We are in a different situation at UAB today. I have observed Ray Watts talk down to honors students face-to-face and brand them as “elitists” because, like me, they came to UAB for a first-class honors education that now appears to be endangered via bureaucratic reorganizations.
All of us have witnessed the shameful spectacle of UAB’s football program, once burdened with a miserable “legacy admit” of a coach hired because of his connections to another campus, rejuvenating at the very moment that its own president sticks a knife in its future recruiting with ominous talk of a strategic review.
And, as with the honors students he insulted, Watts has placed the blame on others for his actions and inactions, decrying “rumor and innuendo” that he could have quashed himself in a few sentences.

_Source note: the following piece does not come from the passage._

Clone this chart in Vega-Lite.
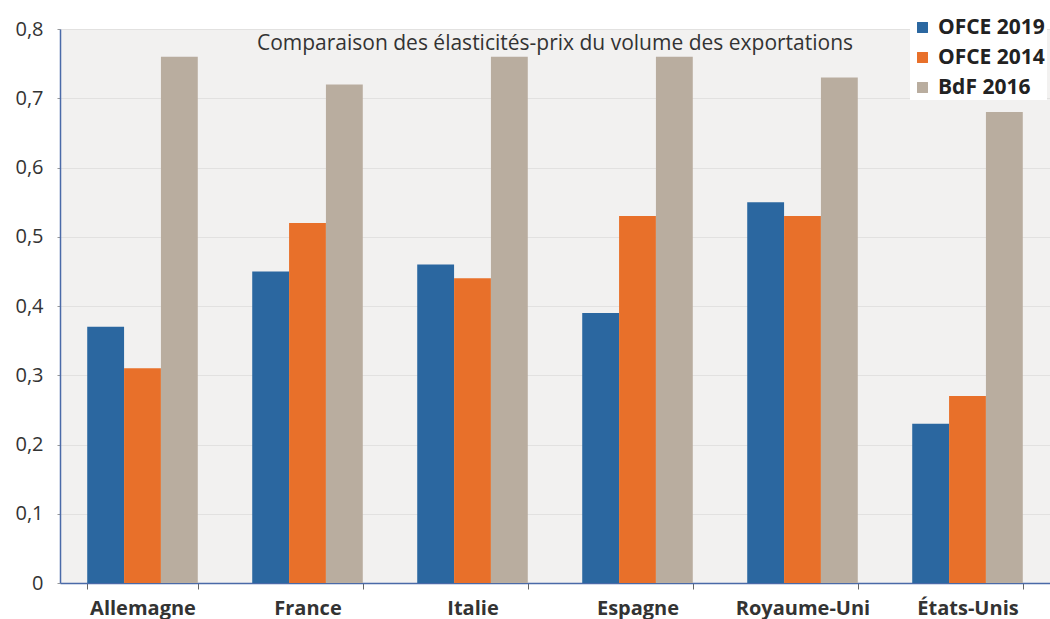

While many may see this website and my statement here solely through the prism of football, I believe that the battle is larger than any one sport, and bigger even than sports itself (a shocking claim in Alabama!). I fear that the vitality, if not the existence, of UAB’s undergraduate component is at stake, here and now and in the future.
I hope that I am wrong, that my sources are wrong, and that President Watts will rise to the level of the presidents whose shoes he is trying to fill. He has a very difficult job, balancing the partisan natures and desires of those above him with the needs and desires of the institution he leads. But his job cannot be any harder than it was for Joe Volker in the 1970s, or for Ann Reynolds in the late 1990s, or for the other presidents in-between.
They stood up for UAB; they did not hide behind the cant of business-speak and the “can’t” of lowered expectations; they did the right thing, and all of Birmingham and Alabama, and the nation and world, have benefited from their leadership.
It is time for Ray Watts to stand up for UAB.
--John Knox is an associate professor of geography at the University of Georgia. Last week he was honored in Washington, D.C., as the state of Georgia Professor of the Year by CASE and the Carnegie Foundation for the Advancement of Teaching.